>> BEGIN DATA EXTRACT

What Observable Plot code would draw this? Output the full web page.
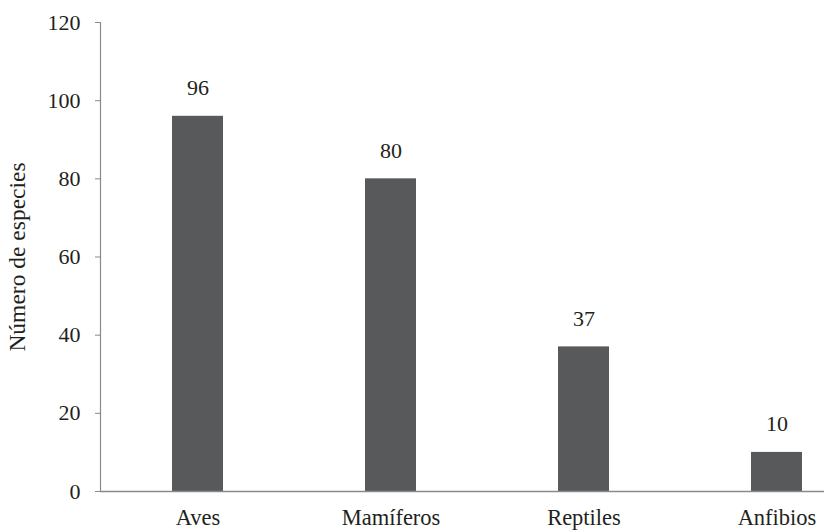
<!DOCTYPE html>
<html>
<head>
<meta charset="utf-8">
<script src="https://cdn.jsdelivr.net/npm/d3@7"></script>
<script src="https://cdn.jsdelivr.net/npm/@observablehq/plot@0.6"></script>
<style>
  html, body { margin: 0; padding: 0; background: #fff; overflow: hidden; }
  #chart svg { overflow: hidden; font-family: "Liberation Serif", serif; }
</style>
</head>
<body>
<div id="chart"></div>
<script>
// Species counts per vertebrate group
const groups = ["Aves", "Mamíferos", "Reptiles", "Anfibios"];
const counts = [96, 80, 37, 10];
const yTicks = [0, 20, 40, 60, 80, 100, 120];

const data = groups.map((g, i) => ({group: g, count: counts[i]}));

const font = "Liberation Serif";
const axisColor = "#8a8a8a";
const textColor = "#231f20";

const chart = Plot.plot({
  width: 824,
  height: 531,
  marginLeft: 100,
  marginRight: -49,
  marginTop: 22,
  marginBottom: 40,
  style: {fontFamily: font, fontSize: "22px", color: textColor, background: "#fff", overflow: "hidden"},
  x: {domain: groups, paddingInner: 0.736, paddingOuter: 0.368, label: null},
  y: {domain: [0, 120], label: null},
  marks: [
    Plot.barY(data, {x: "group", y: "count", fill: "#58595b"}),
    Plot.text(data, {x: "group", y: "count", text: d => String(d.count), dy: -28, fill: textColor, fontSize: 22, fontFamily: font}),
    Plot.frame({anchor: "left", stroke: axisColor, strokeWidth: 1.2}),
    Plot.ruleY([0], {stroke: axisColor, strokeWidth: 1.6}),
    Plot.axisY({
      ticks: yTicks,
      tickSize: 5,
      tickPadding: 15,
      stroke: axisColor,
      fill: textColor,
      fontSize: 22,
      fontFamily: font,
      label: null
    }),
    Plot.axisY({
      ticks: [],
      fontSize: 23.5,
      fontFamily: font,
      fill: textColor,
      label: "Número de especies",
      labelAnchor: "center",
      labelArrow: "none",
      labelOffset: 92
    }),
    Plot.axisX({
      tickSize: 0,
      tickPadding: 18,
      fill: textColor,
      fontSize: 22.5,
      fontFamily: font,
      label: null
    })
  ]
});

document.getElementById("chart").appendChild(chart);
</script>
</body>
</html>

>> END DATA EXTRACT

### WHAT YOU NEED TO DO
Do not copy the pictures, but repeat every line exactly.

### RESULT BELOW
What Observable Plot code would draw this? Output the full web page.
<!DOCTYPE html>
<html>
<head>
<meta charset="utf-8">
<script src="https://cdn.jsdelivr.net/npm/d3@7"></script>
<script src="https://cdn.jsdelivr.net/npm/@observablehq/plot@0.6"></script>
<style>
  html, body { margin: 0; padding: 0; background: #fff; overflow: hidden; }
  #chart svg { overflow: hidden; font-family: "Liberation Serif", serif; }
</style>
</head>
<body>
<div id="chart"></div>
<script>
// Species counts per vertebrate group
const groups = ["Aves", "Mamíferos", "Reptiles", "Anfibios"];
const counts = [96, 80, 37, 10];
const yTicks = [0, 20, 40, 60, 80, 100, 120];

const data = groups.map((g, i) => ({group: g, count: counts[i]}));

const font = "Liberation Serif";
const axisColor = "#8a8a8a";
const textColor = "#231f20";

const chart = Plot.plot({
  width: 824,
  height: 531,
  marginLeft: 100,
  marginRight: -49,
  marginTop: 22,
  marginBottom: 40,
  style: {fontFamily: font, fontSize: "22px", color: textColor, background: "#fff", overflow: "hidden"},
  x: {domain: groups, paddingInner: 0.736, paddingOuter: 0.368, label: null},
  y: {domain: [0, 120], label: null},
  marks: [
    Plot.barY(data, {x: "group", y: "count", fill: "#58595b"}),
    Plot.text(data, {x: "group", y: "count", text: d => String(d.count), dy: -28, fill: textColor, fontSize: 22, fontFamily: font}),
    Plot.frame({anchor: "left", stroke: axisColor, strokeWidth: 1.2}),
    Plot.ruleY([0], {stroke: axisColor, strokeWidth: 1.6}),
    Plot.axisY({
      ticks: yTicks,
      tickSize: 5,
      tickPadding: 15,
      stroke: axisColor,
      fill: textColor,
      fontSize: 22,
      fontFamily: font,
      label: null
    }),
    Plot.axisY({
      ticks: [],
      fontSize: 23.5,
      fontFamily: font,
      fill: textColor,
      label: "Número de especies",
      labelAnchor: "center",
      labelArrow: "none",
      labelOffset: 92
    }),
    Plot.axisX({
      tickSize: 0,
      tickPadding: 18,
      fill: textColor,
      fontSize: 22.5,
      fontFamily: font,
      label: null
    })
  ]
});

document.getElementById("chart").appendChild(chart);
</script>
</body>
</html>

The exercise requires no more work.